The diffuser panels re-awakened an interest in designing for tool-less construction, individual pieces that snap together. So the diffuser support rib is designed to be printed in one single piece and, through flexibility of plastic, clips onto grooves in the new top and bottom end pieces. The cross-section of this rib is an I-beam, with slots on either side for installing diffuser panels. However, the first iteration did not fit.

Glow flow diffuser rib v1 does not fit

Even though all dimensions matched the earlier diffuser panel tests, it didn’t work here because the new rib is rigid and its slots did not flex. This design only worked if both ends are flexible to accommodate each other on insertion, as was the case earlier when I had two flexible diffuser pieces fitting in each other. Now, the rib is rigid and the diffuser panel tab could not compress enough to fit within the slot. In order to proceed, I will need to put time into designing a better mechanism.

Glow Flow Core Grooved End Pieces

Once I started thinking about building my diffuser panels to snap together without fasteners, I started thinking about designing other parts of Glow Flow for tool-less construction. It is appealing to be able to perform field repairs without requiring access to a tool box. I’ve done a few other projects with this kind of thinking in mind, like the panning camera base for my Supercon 2017 badge hack. But as I started incorporating aluminum extrusions for my projects (Luggable PC both Mark I and II, and Sawppy rover) I had to use fasteners for those larger and heavier projects.

In terms of size and weight, Glow Flow sat in between those extremes, so would be a fun new frontier to explore tool-less snap together construction. The project did not start with that in mind, so my central LED cylinder core was printed with holes for M3 screws. But that is no barrier, as the cylinder was always intended to allow exploring different end pieces top and bottom without having to reprint the large core cylinder, a flexibility that I shall now take advantage of because there’s little to lose.

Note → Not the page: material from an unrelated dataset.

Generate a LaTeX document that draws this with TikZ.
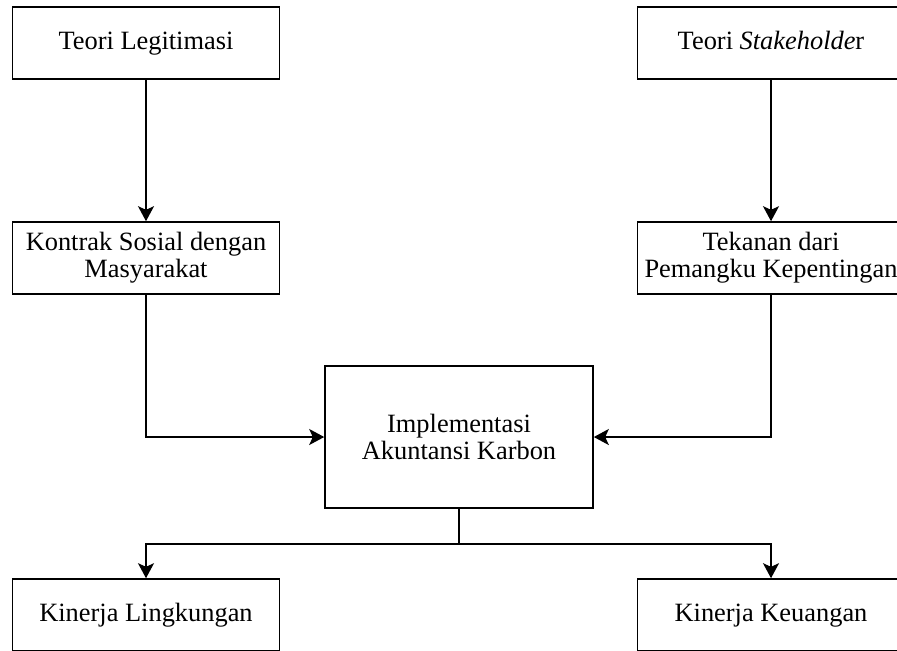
\documentclass[tikz,border=0pt]{standalone}
\usepackage{fontspec}
\setmainfont{Liberation Serif}
\usepackage{tikz}
\usetikzlibrary{arrows.meta}

\tikzset{
  kotak/.style={draw, line width=0.8pt, minimum width=133.5pt, minimum height=36pt,
    align=center, inner sep=2pt, font=\fontsize{13.2}{13.5}\selectfont},
  satubaris/.style={kotak, text height=9pt, text depth=2.8pt},
  panah/.style={line width=0.8pt, -{Stealth[length=7.5pt, width=8pt, inset=1.8pt]}},
  garis/.style={line width=0.8pt}
}

\begin{document}
\begin{tikzpicture}[x=0.5pt, y=-0.5pt]
			\useasboundingbox (0, 0) rectangle (897, 650);
			\clip (0, 0) rectangle (897, 650);

			\node[satubaris] (legitimasi) at (146, 43) {Teori Legitimasi};
			\node[satubaris] (stakeholder) at (771, 43) {Teori \textit{Stakeholde}r};
			\node[kotak] (kontrak) at (146, 258) {Kontrak Sosial dengan\\Masyarakat};
			\node[kotak] (tekanan) at (771, 258) {Tekanan dari\\Pemangku Kepentingan};
			\node[kotak, minimum width=134pt, minimum height=71pt] (implementasi) at (459, 437) {Implementasi\\Akuntansi Karbon};
			\node[satubaris] (lingkungan) at (146, 615) {Kinerja Lingkungan};
			\node[satubaris] (keuangan) at (771, 615) {Kinerja Keuangan};

			\coordinate (cabang) at (459, 544);

			\draw[panah](legitimasi)--(kontrak);
			\draw[panah](stakeholder)--(tekanan);
			\draw[panah](kontrak.south)|-(implementasi.west);
			\draw[panah](tekanan.south)|-(implementasi.east);

			\draw[garis](implementasi.south)--(cabang);
			\draw[panah](cabang)-|(lingkungan.north);
			\draw[panah](cabang)-|(keuangan.north);
		\end{tikzpicture}
\end{document}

My current top and bottom end pieces were designed to support a USB power bank, which could not deliver enough power to run the 300 LEDs at full power. So it was never intended to be the permanent solution and those pieces were slated to be replaced eventually. I would have to find another home for the Pixelblaze circuit board, but that is a minor thing.

Replacement top and bottom end pieces were drawn up and printed, each with a central groove for modules to grip on to. They are fastened to the core cylinder using its existing provision of M3 screws but, if all goes well, there would be very few other fasteners on Glow Flow.

With removal of the USB battery bank, Glow Flow is no longer portable and is tied to my bench power supply until a new power solution is online. That is a problem to be solved later. In the near term, attention returns to the LED diffusers which had awakened my interest in designing for snap-together construction.